In Japanese Patent Law, an “invention” means the highly advanced creation of technical ideas utilizing the laws of nature (Article 2(1)).  In other words, an object to be protected in Japanese Patent Law is “the creation of technical ideas”. 
However, in actuality, claims should be expressed in either of the main two categories of invention: “a product” or “a process”.  In addition, as for “a process”, it can be more specified as “a pure process” or “a process for producing a product”.

What does the categorization of invention mean in Japanese patent law?
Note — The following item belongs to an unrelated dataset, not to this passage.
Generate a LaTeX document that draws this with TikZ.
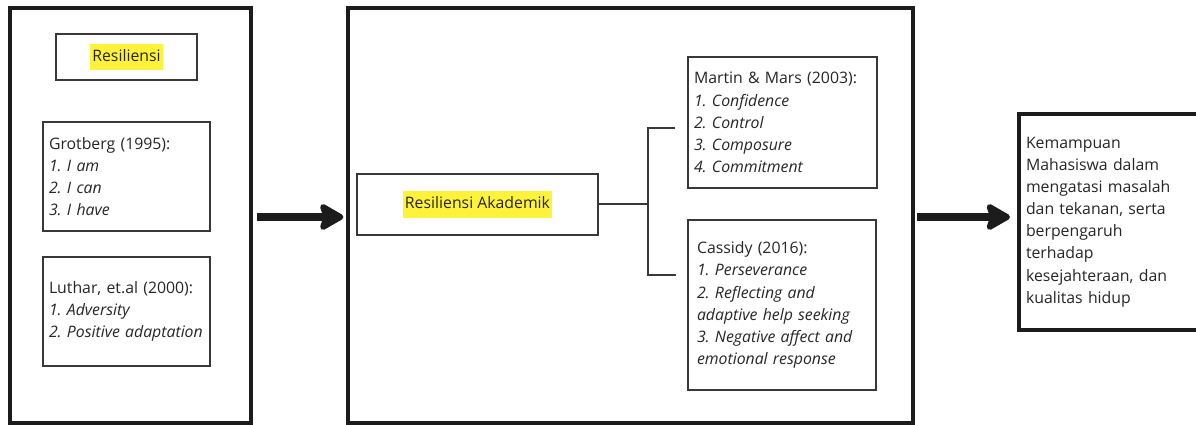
\documentclass[tikz,border=0pt]{standalone}
\usepackage{fontspec}
\setmainfont{Open Sans}
\usetikzlibrary{arrows.meta,calc}
\frenchspacing
\definecolor{hl}{HTML}{FFF23A}
\definecolor{txt}{HTML}{262626}
\definecolor{thin}{HTML}{383838}
\definecolor{thick}{HTML}{1C1C1C}
\newcommand{\hlt}[1]{{\setlength\fboxsep{1.2pt}\colorbox{hl}{\strut #1}}}
\tikzset{
  px/.style={x=0.02cm,y=-0.02cm},
  bigbox/.style={draw=thick,line width=2.3pt,fill=none,inner sep=0pt},
  smallbox/.style={draw=thin,line width=1pt,fill=white,inner xsep=0.12cm,inner ysep=0pt,
    align=left,text=txt,font=\fontsize{9}{12.6}\selectfont},
  titlebox/.style={draw=thin,line width=1pt,fill=white,align=center,text=txt,
    font=\fontsize{9}{12.6}\selectfont},
  bigarrow/.style={draw=thick,line width=4.5pt,-{Stealth[length=16pt,width=18pt,inset=3pt,round]}},
  link/.style={draw=thin,line width=1pt}
}
\begin{document}
\begin{tikzpicture}[px]
\useasboundingbox (0,0) rectangle (1196,425);
\clip (0,0) rectangle (1196,425);
\fill[white] (0,0) rectangle (1196,425);
% outer boxes
\node[bigbox,minimum width=4.82cm,minimum height=8.3cm] (L) at (130.5,215.5) {};
\node[bigbox,minimum width=11.3cm,minimum height=8.3cm] (M) at (630.5,215.5) {};
\node[bigbox,anchor=north west,minimum width=4cm,minimum height=4.32cm,
  inner xsep=0.14cm,inner ysep=0pt,align=left,text=txt,font=\fontsize{9}{12.6}\selectfont,
  text width=3.72cm] (K) at (1017,112)
  {\mbox{Kemampuan}\\\mbox{Mahasiswa dalam}\\\mbox{mengatasi masalah}\\\mbox{dan tekanan, serta}\\\mbox{berpengaruh}\\\mbox{terhadap}\\\mbox{kesejahteraan, dan}\\\mbox{kualitas hidup}};
% left content
\node[titlebox,minimum width=2.82cm,minimum height=0.92cm] (R) at (126.5,57) {\hlt{Resiliensi}};
\node[smallbox,minimum width=3.34cm,minimum height=2.18cm,text width=3.1cm] (G) at (126.5,176.5)
  {Grotberg (1995):\\\textit{1. I am}\\\textit{2. I can}\\\textit{3. I have}};
\node[smallbox,minimum width=3.34cm,minimum height=2.18cm,text width=3.1cm] (Lu) at (126.5,311.5)
  {\mbox{Luthar, et.al (2000):}\\\textit{1. Adversity}\\\mbox{\textit{2. Positive adaptation}}};
% middle content
\node[titlebox,minimum width=4.82cm,minimum height=1.22cm] (A) at (477.5,204.5) {\hlt{Resiliensi Akademik}};
\node[smallbox,minimum width=3.78cm,minimum height=2.62cm,text width=3.54cm] (Ma) at (782.5,122.5)
  {\mbox{Martin \& Mars (2003):}\\\textit{1. Confidence}\\\textit{2. Control}\\\textit{3. Composure}\\\textit{4. Commitment}};
\node[smallbox,minimum width=3.76cm,minimum height=3.4cm,inner xsep=0.18cm,text width=3.4cm] (C) at (782,305)
  {Cassidy (2016):\\\textit{1. Perseverance}\\\mbox{\textit{2. Reflecting and}}\\\mbox{\textit{adaptive help seeking}}\\\mbox{\textit{3. Negative affect and}}\\\mbox{\textit{emotional response}}};
% connectors
\coordinate (J) at (648,204);
\coordinate (t1) at (675,128);
\coordinate (t2) at (676,275);
\draw[link] (A.east |- J) -- (J);
\draw[link] (t1) -- (t1 -| J) -- (t2 -| J) -- (t2);
\draw[bigarrow,shorten <=2pt,shorten >=1.5pt] (L.east |- 0,217) -- (M.west |- 0,217);
\draw[bigarrow,shorten <=1pt,shorten >=4pt] (M.east |- 0,217) -- (K.west |- 0,217);
\end{tikzpicture}
\end{document}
The most important point is that “working” and an effect of a patent is different according to the category in a claim. 
“Working” of each categorized invention is clearly defined and differs among the categories in Japanese Patent Law (Article 2(3)).  A patent right is the exclusive right to “work” the patented invention as a business (Article 68).  Therefore, a patent right has a different effect according to the category of a claim.

The following is a list of the categories of invention and corresponding “working” to each category.

Category of a claim

“Working” of an invention


Producing, using, assigning *1, etc. (assigning and leasing, and in the case where the product is a computer program, etc., including providing through an electric telecommunication line) exporting or importing, or offering for assignment, etc.(including displaying for the purpose of assignment, etc.) of a product


Pure Process

Using of a process

Process for producing a product

Using of a process;

Using, assigning, etc., exporting and importing, or offering for assignment, etc. the product produced by the process *2

*1 “Assigning” is typically realized as “sale” in an ordinary transaction.
*2 Using, importing, etc. can be an action for infringement of a process patent for manufacturing a product even when the product produced by the process is an indirect product (a product changed by subsequent processes or a trivial and nonessential component of another product).  For example, a process patent for producing synthetic fabric has an effect of injunction against imports not only of the fabric (the direct product) but also of the clothes made of the fabric (the indirect product).

* Please note that a third party’s working of a patented invention without authority can be an infringement of the patent right only when the working is done as “a business” in Japan.
In addition, retail sale of a product can be an action for infringement of a process patent.

A category of an invention is not just a matter of expression of a claim but sometimes a key point to determine the effect of the patented claim.  Therefore, claim drafting in consideration of the category in Japanese Patent Law is very important when filing a patent application in Japan.